Data block:

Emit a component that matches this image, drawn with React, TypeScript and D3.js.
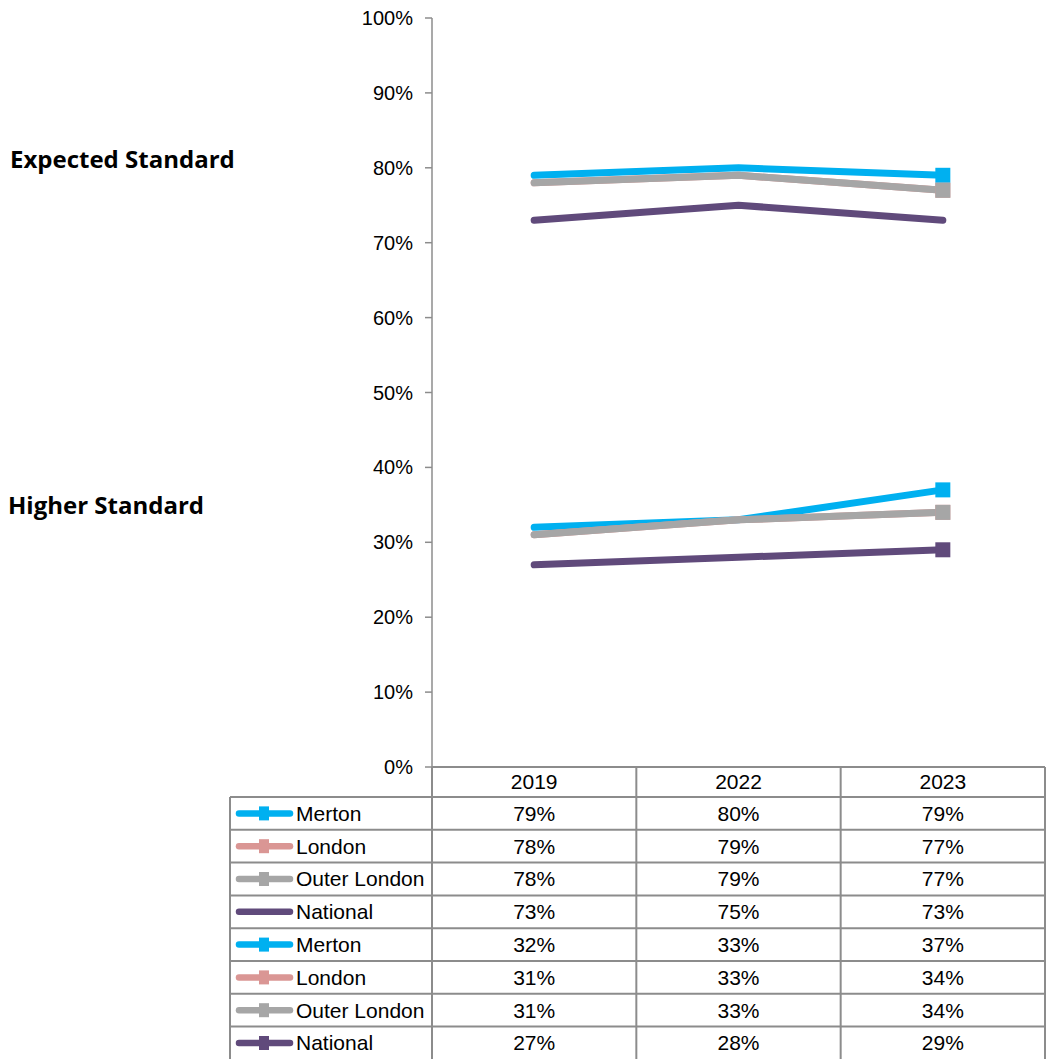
import React from "react";
import * as d3 from "d3";

// Attainment by year, two measures, four comparison groups
const years = ["2019", "2022", "2023"];
const groups = ["Merton", "London", "Outer London", "National"];
const groupColors = ["#00B0F0", "#DA9694", "#A6A6A6", "#604A7B"];

const expectedValues = [
  [79, 80, 79],
  [78, 79, 77],
  [78, 79, 77],
  [73, 75, 73],
];
const higherValues = [
  [32, 33, 37],
  [31, 33, 34],
  [31, 33, 34],
  [27, 28, 29],
];
// whether the series carries a marker on its final point
const expectedMarkers = [true, true, true, false];
const higherMarkers = [true, true, true, true];

const yTicks = [0, 10, 20, 30, 40, 50, 60, 70, 80, 90, 100];
const sectionTitles = ["Expected Standard", "Higher Standard"];

const W = 1051;
const H = 1059;
const axisX = 432;
const plotRight = 1045;
const plotTop = 18;
const plotBottom = 767;
const headerH = 30;
const rowH = 32.8;
const tableLeft = 230;

const FONT = "'Liberation Sans', Arial, sans-serif";

export default function App() {
  const x = d3
    .scaleBand<string>()
    .domain(years)
    .range([axisX, plotRight]);
  const y = d3.scaleLinear().domain([0, 100]).range([plotBottom, plotTop]);
  const line = d3
    .line<number>()
    .x((_, i) => (x(years[i]) as number) + x.bandwidth() / 2)
    .y((d) => y(d));

  const series = [
    ...expectedValues.map((v, i) => ({ v, color: groupColors[i], name: groups[i], marker: expectedMarkers[i] })),
    ...higherValues.map((v, i) => ({ v, color: groupColors[i], name: groups[i], marker: higherMarkers[i] })),
  ];

  const lineW = 7;
  const mk = 15;
  const tableTop = plotBottom + headerH;
  const borderColor = "#8C8C8C";
  const tableFont = 21;

  return (
    <svg
      width={W}
      height={H}
      style={{ position: "absolute", left: 0, top: 0, background: "#fff" }}
      fontFamily={FONT}
    >
      {/* section titles */}
      <text x={10} y={168} fontFamily="'Open Sans', Lato, sans-serif" fontWeight={700} fontSize={24} fill="#000">
        {sectionTitles[0]}
      </text>
      <text x={8} y={514} fontFamily="'Open Sans', Lato, sans-serif" fontWeight={700} fontSize={24} fill="#000">
        {sectionTitles[1]}
      </text>

      {/* y axis */}
      <line x1={axisX} x2={axisX} y1={plotTop} y2={plotBottom} stroke={borderColor} strokeWidth={1.5} />
      {yTicks.map((t) => (
        <g key={t}>
          <line x1={axisX - 7} x2={axisX} y1={y(t)} y2={y(t)} stroke={borderColor} strokeWidth={1.5} />
          <text x={413} y={y(t)} dy="0.35em" textAnchor="end" fontSize={20} fill="#000">
            {t}%
          </text>
        </g>
      ))}

      {/* lines */}
      {series.map((s, i) => (
        <path
          key={i}
          d={line(s.v) as string}
          fill="none"
          stroke={s.color}
          strokeWidth={lineW}
          strokeLinecap="round"
          strokeLinejoin="round"
        />
      ))}
      {series.map((s, i) =>
        s.marker ? (
          <rect
            key={i}
            x={(x(years[2]) as number) + x.bandwidth() / 2 - mk / 2}
            y={y(s.v[2]) - mk / 2}
            width={mk}
            height={mk}
            fill={s.color}
          />
        ) : null
      )}

      {/* data table */}
      <g>
        {years.map((yr) => (
          <text
            key={yr}
            x={(x(yr) as number) + x.bandwidth() / 2}
            y={plotBottom + headerH / 2}
            dy="0.35em"
            textAnchor="middle"
            fontSize={tableFont}
          >
            {yr}
          </text>
        ))}
        {series.map((s, r) => {
          const cy = tableTop + rowH * r + rowH / 2;
          return (
            <g key={r}>
              <line x1={239} x2={290} y1={cy} y2={cy} stroke={s.color} strokeWidth={6.5} strokeLinecap="round" />
              {s.marker ? (
                <rect x={259} y={cy - 7} width={10} height={14} fill={s.color} />
              ) : null}
              <text x={296} y={cy} dy="0.35em" fontSize={tableFont}>
                {s.name}
              </text>
              {s.v.map((v, c) => (
                <text
                  key={c}
                  x={(x(years[c]) as number) + x.bandwidth() / 2}
                  y={cy}
                  dy="0.35em"
                  textAnchor="middle"
                  fontSize={tableFont}
                >
                  {v}%
                </text>
              ))}
            </g>
          );
        })}
        {/* grid lines */}
        <line x1={axisX} x2={plotRight} y1={plotBottom} y2={plotBottom} stroke={borderColor} strokeWidth={2} />
        {series.map((_, r) => (
          <line
            key={r}
            x1={tableLeft}
            x2={plotRight}
            y1={tableTop + rowH * r}
            y2={tableTop + rowH * r}
            stroke={borderColor}
            strokeWidth={2}
          />
        ))}
        <line x1={tableLeft} x2={tableLeft} y1={tableTop} y2={H} stroke={borderColor} strokeWidth={2} />
        {[...years.map((yr) => x(yr) as number), plotRight].map((xx, i) => (
          <line key={i} x1={xx} x2={xx} y1={plotBottom} y2={H} stroke={borderColor} strokeWidth={2} />
        ))}
      </g>
    </svg>
  );
}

Task instructions: Of the lines in the listing above, how many hold the string "React"? Reply with the number only.

Task solution: 2